Premier Dominic Perrottet has announced “major changes” to NSW’s Covid-19 exit strategy, as the state recorded 587 new locally acquired cases in the 24 hours to 8 p.m. yesterday.
One of the headline tweaks will be reopening schools for many year groups early.
Fully vaccinated adults are due to get a swathe of new freedoms from Monday – including being able to do things like eat at restaurants and go to the gym, which have been off limits in some areas for more than 100 days.
While the settings around hospitality and retail remain unchanged, Perrottet announced several major departures from the previous blueprint, including:
- Increasing the number of adults allowed to gather in homes from five to 10
- Increasing the number of adults allowed to gather in public spaces from 20 to 30
- Increasing the cap of people at weddings and funerals from 50 to 100
- Reopening indoor pools
- A ban on singing at religious services will also be tweaked, with performers – including choirs of up to 10 people – permitted
Restrictions for fully inoculated people will be eased again the Monday after NSW reaches 80 percent double-dose coverage.
The second wave of relaxations are due to come into effect from October 25, and Mr Perrottet also announced changes to those, including:
- Making face masks in office buildings optional
- Increasing the number of adults allowed to gather in public spaces to 50
- Nightclubs will re-open, but dancing will not be permitted
- Allowing 3,000 people to be able to attend ticketed outdoors events
- The return of students to on-site learning in NSW’s lockdown areas will be brought forward.
While kindergarten, Year 1 and Year 12 students will still return to face-to-face learning from October 18, all other students will be back on campus from 25 October.
“It’s a major relief for parents and their sanity and I think this is an important decision today and I want to thank all the teachers who are are there getting vaccinated to ensure that we can open our schools as safely as possible,” Perrottet said.
Minister for Jobs Stuart Ayres also announced a blanket Covid-safe plan for stadiums, which will be specific to each venue, and come into effect on 1 December.
Perrottet said the loosened restrictions his government would introduce from the beginning of next week were “sensible and measured”.
The new premier, who was sworn in only this week, said the changes followed a “very productive and constructive” crisis cabinet meeting last night, which was last night rebranded to the “Economic Recovery Committee”.
“That’s the crisis cabinet meeting we’ll have as we transition to a new subcommittee,” he said.
“It was a long meeting, but one in which I think was constructive, productive and these changes today, I think, will make a real difference.”
He said the departure his predecessor Gladys Berejiklian’s roadmap wasn’t an indication he was unhappy with them.
“No, I worked very closely on the preparation of [that] roadmap with Minister [Stuart] Ayres and the former Deputy Premier John Barilaro,” Perrottet said.
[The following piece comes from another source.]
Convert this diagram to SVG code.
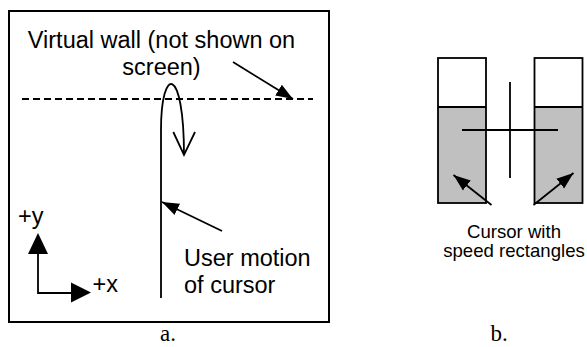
<svg xmlns="http://www.w3.org/2000/svg" width="587" height="347" viewBox="0 0 587 347">
<style>
.t{font-family:"Liberation Sans",Arial,sans-serif;fill:#000}
.big{font-size:23.5px}
.sm{font-size:18.6px}
.cap{font-family:"Liberation Serif","Times New Roman",serif;font-size:23px;fill:#000}
.ln{stroke:#000;fill:none;stroke-width:1.8}
</style>
<defs>
<marker id="ah" viewBox="0 0 10 10" refX="10" refY="5" markerWidth="17" markerHeight="17" markerUnits="userSpaceOnUse" orient="auto"><path d="M0,1.3 L10,5 L0,8.7 Z" fill="#000"/></marker>
</defs>
<g id="panel-a">
<rect x="9" y="11" width="320" height="311" fill="#fff" stroke="#000" stroke-width="2"/>
</g>
<g id="wall">
<line x1="22" y1="99" x2="313" y2="99" class="ln" stroke-dasharray="7,4"/>
<text class="t big" x="161.5" y="48" text-anchor="middle">Virtual wall (not shown on</text>
<text class="t big" x="161.5" y="75" text-anchor="middle">screen)</text>
</g>
<g id="cursor-path">
<path class="ln" d="M161,298 V130 C161,65 184,65 184,155"/>
<path class="ln" d="M173.3,132 L184,155 L195,132"/>
</g>
<g id="motion-label">
<text class="t big" x="184" y="266">User motion</text>
<text class="t big" x="184" y="293">of cursor</text>
</g>
<g id="axes">
<path class="ln" d="M38,253 V293 H72"/>
<path d="M38,233 L48,254 L28,254 Z" fill="#000"/>
<path d="M91,292.5 L71,282.5 L71,302.5 Z" fill="#000"/>
<text class="t big" x="18" y="224">+y</text>
<text class="t big" x="92.5" y="292">+x</text>
</g>
<g id="panel-b">
<rect x="438" y="107" width="48" height="96" fill="#c0c0c0"/>
<rect x="534.5" y="107" width="48" height="96" fill="#c0c0c0"/>
<rect x="438" y="58" width="48" height="145" fill="none" stroke="#000" stroke-width="1.8"/>
<line x1="438" y1="107" x2="486" y2="107" class="ln"/>
<rect x="534.5" y="58" width="48" height="145" fill="none" stroke="#000" stroke-width="1.8"/>
<line x1="534.5" y1="107" x2="582.5" y2="107" class="ln"/>
</g>
<g id="cursor">
<line x1="510" y1="82" x2="510" y2="178" class="ln"/>
<line x1="462" y1="130" x2="558" y2="130" class="ln"/>
</g>
<g id="connectors">
<line x1="233" y1="62" x2="293" y2="99" class="ln" marker-end="url(#ah)"/>
<line x1="222" y1="231" x2="162" y2="202" class="ln" marker-end="url(#ah)"/>
<line x1="491.5" y1="205" x2="453.5" y2="175" class="ln" marker-end="url(#ah)"/>
<line x1="533.5" y1="205" x2="573.5" y2="173" class="ln" marker-end="url(#ah)"/>
</g>
<g id="label-b">
<text class="t sm" x="514" y="238" text-anchor="middle">Cursor with</text>
<text class="t sm" x="514" y="257" text-anchor="middle">speed rectangles</text>
</g>
<g id="captions">
<text class="cap" x="168" y="341" text-anchor="middle">a.</text>
<text class="cap" x="499" y="341" text-anchor="middle">b.</text>
</g>
</svg>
“Any government has different views … and I think based on where we are today in terms of where the case numbers are, the fact the vaccination rate was at 70 percent – it gave me an opportunity to reflect on it.”
Deputy Premier Paul Toole said workers in regional areas who have received one vaccination dose will be permitted to return to their workplace from 11 October and will be given a grace period until 1 November to receive their second dose.
Regional areas are those outside Greater Sydney, the Blue Mountains, Wollongong, Shellharbour and the Central Coast.
Yesterday, NSW became the first Australian state to fully vaccinate 70 percent of its population aged 16 and above against Covid-19.
Another 1600 cases in Victoria
Victoria has recorded 1638 new community Covid-19 infections and two deaths.
The deaths of a woman in her 60s from Wyndham and a woman in her 70s from Hume take the toll of this outbreak to 70.
The new infections were found from 77,238 test results processed on Wednesday – a record for the state.
They take the number of active cases across the state to 15,074, which is another record high.
The state is still likely days or weeks away from the peak of new infections, with the turning point expected later in the month.
Second baby tests positive
The ACT has recorded 41 new locally acquired cases of Covid-19.
At least five of the new cases were infectious in the community and 24 are yet to be linked to a known source.
There are currently 15 people in hospital with the virus.
Seven people are in intensive care – six of those requiring ventilation.
ACT Health Minister Rachel Stephen-Smith also confirmed more cases had been linked to a growing cluster at the special care nursery at the Centenary Hospital for Women and Children.
Stephen-Smith said a second baby and a staff member had tested positive overnight, bringing the total number of cases in the cluster to five.
She said the special nursery ward at the centre of the outbreak was separate to the neo-natal ICU also at the hospital.